Sunday, May 23, 2010

Fort McMurray


Harv and I packed up our camper and a covered trailer full of equipment and headed up to Fort McMurray in northern Alberta last week.

For those of you unfamiliar with this town, it is the centre of the Oil Sands industry in Canada. It was a town built to accomodate its population of 30,000, but with the rapid expansion of the oil sands, it quickly outgrew its infrastructure and now boasts a population of 70,000 or more. Many of the people working there live in camps but those who try to find housing for their families find real estate and rental housing at a premium. Even hotel rooms are hard to come by although that has improved in the past year as more hotels have been built. Even so, the last time Harv was up there, his hotel rooms ranged from $200. - $300. /night! Not what you'd expect in a town 5 hours North of Edmonton.
Because of the high cost of hotels and meals, we opted to take the camper and I came along to do the cooking and to keep Harv company in the evenings and on the long drive (15-18 hours one way). I love going along when we take the camper. I bring books to read and various projects to keep myself busy and I love cooking in my little tin tent. This time I worked on one of my photo books and sorted through my old binder of recipes, throwing out unused recipes and organizing those I use regularly.

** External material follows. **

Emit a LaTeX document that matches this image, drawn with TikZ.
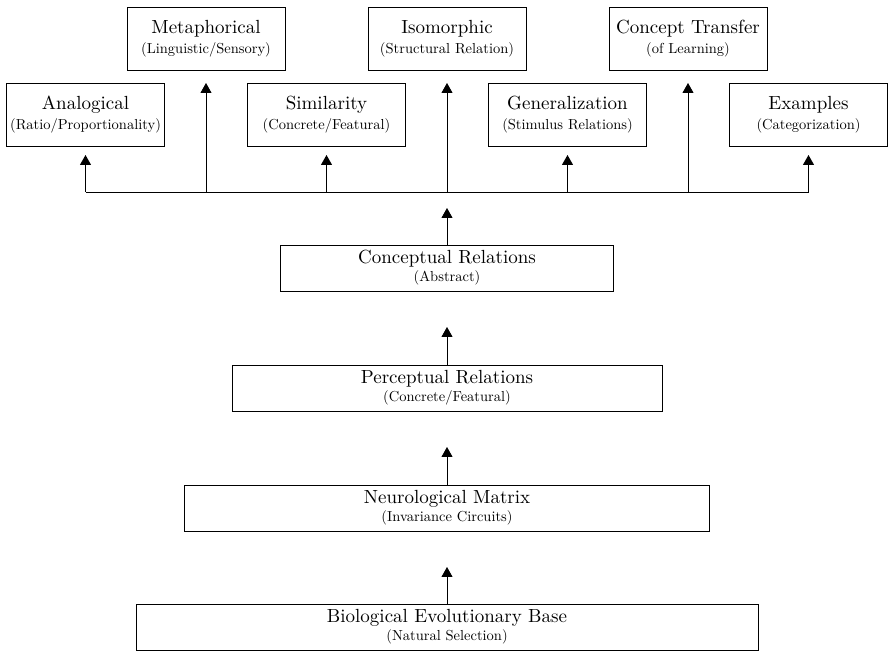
\documentclass[tikz,border=0pt]{standalone}
\usepackage{fontspec}
\setmainfont{lmroman10-regular}[Extension=.otf]
\usetikzlibrary{positioning,arrows.meta}
\tikzset{tbox/.style={draw, line width=0.9pt, minimum width=158pt, minimum height=63pt, inner sep=0pt, outer sep=0pt, align=center, font=\fontsize{19}{20}\selectfont}}
\tikzset{cbox/.style={tbox, minimum height=46pt, font=\fontsize{19}{18}\selectfont}}
\tikzset{arr/.style={draw, line width=0.9pt, -{Triangle[width=11pt,length=10pt]}}}
\newcommand{\subln}[1]{{\fontsize{14.5}{16}\selectfont #1}}

\begin{document}
\begin{tikzpicture}[x=1pt, y=1pt]
	\useasboundingbox (0,0) rectangle (890,652);
	% column of levels
	\node[cbox, minimum width=622pt] (bio) at (447,25)
		{Biological Evolutionary Base\\\subln{(Natural Selection)}};
	\node[cbox, minimum width=525pt, above=73pt of bio] (neuro)
		{Neurological Matrix\\\subln{(Invariance Circuits)}};
	\node[cbox, minimum width=430pt, above=74pt of neuro] (perc)
		{Perceptual Relations\\\subln{(Concrete/Featural)}};
	\node[cbox, minimum width=333pt, above=74pt of perc] (conc)
		{Conceptual Relations\\\subln{(Abstract)}};
	\coordinate[above=53pt of conc] (bus);
	%
	% upper row
	\node[tbox, above=175pt of conc] (iso) {Isomorphic\\\subln{(Structural Relation)}};
	\node[tbox, left=83pt of iso] (meta) {Metaphorical\\\subln{(Linguistic/Sensory)}};
	\node[tbox, right=83pt of iso] (trans) {Concept Transfer\\\subln{(of Learning)}};
	% lower row
	\node[tbox, below=13pt of iso, xshift=-120.5pt] (sim) {Similarity\\\subln{(Concrete/Featural)}};
	\node[tbox, left=83pt of sim] (anal) {Analogical\\\subln{(Ratio/Proportionality)}};
	\node[tbox, right=83pt of sim] (gen) {Generalization\\\subln{(Stimulus Relations)}};
	\node[tbox, right=83pt of gen] (ex) {Examples\\\subln{(Categorization)}};
	%
	\draw[line width=0.9pt] (anal |- bus) -- (ex |- bus);
	\foreach \n in {anal, sim, gen, ex}
		\draw[arr, shorten >=9pt] (\n |- bus) -- (\n);
	\foreach \n in {meta, iso, trans}
		\draw[arr, shorten >=13pt] (\n |- bus) -- (\n);
	%
	\draw[arr, shorten >=16pt] (conc) -- (bus);
	\draw[arr, shorten >=36pt] (perc) -- (conc);
	\draw[arr, shorten >=36pt] (neuro) -- (perc);
	\draw[arr, shorten >=36pt] (bio) -- (neuro);
\end{tikzpicture}
\end{document}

Fort McMurray is one of the few places I know that has traffic jams heading out to seemingly nowhere. The various oil companies have their operations in territory that can be 100 km from the town and there are 2 and 3 lane highways heading out to the oil sand sites and the same number of lanes coming back to the town. At shift change times, the highway is bumper to bumper with buses, pick-up trucks and service vehicles. Every so often all the vehicles on the road have to pull over to the shoulder in order to let trucks with MASSIVE loads go by.


Truck boxes for the largest trucks in the world, sections of new plant construction and nameless components that defy description - all have to be transported to the various sites.

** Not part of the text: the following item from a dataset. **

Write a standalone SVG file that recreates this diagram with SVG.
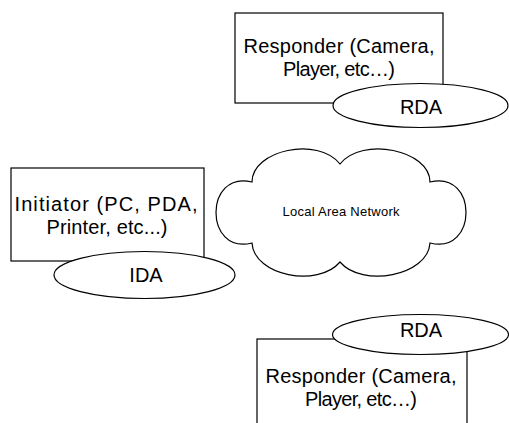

Being in the oil filtration business, there are a lot of applications for our products in Fort McMurray. Harv's job this trip was to demonstarate how our filtration units can clean the oil in the wheel planetaries of some of those huge trucks. Because of the very viscous (thick) oil, this has been difficult to do. However our equipment did the job in an efficient and remarkable way. I'm very proud of my husband who devised a way to solve the problems
Here is a comparison of the dirty oil before filtration and the clean oil after it's been filtered. This oil is very expensive and when it is contaminated with dirt and water, it damages the working parts. So using our system can save the companies huge amounts of money in maintenence costs.

It was a successful trip and we are excited with the positive results and the enthusiastic response from our customer.

(I'd hoped to post a few more pictures but our server is down and with it, access to the pictures I need, so it will have to wait until later)

More on our trip in the next post.

4 comments:

Anneliese said...

Glad you had a successful trip! So good that you can go along and use the time in use a good way too! Organizing . . . is there ever an end to that? And I'm sure it makes the trip so much better for Harv too!

Unknown said...

Mmmm... one day? :) one day how I would love to meander around in a camper with lots of time to cook and read, sounds DREAMY! About the book you were asking about, the author is John Ortberg. I can't recommend it enough. I think I'm going to buy it (this one is from the church library) and just steep myself in a chapter a month year after year.

Blessings!

Julie said...

Sounds like a snagless trip!
And I love to hear of people coming up with inovative ideas to make someone else's life lighter and their pocket book heavier !! smile..

Judy said...

We just read this post...together. Hubby is quite interested in what calls you to the oil sands...time after time. We have never been to Fort McMurray...so this is most interesting.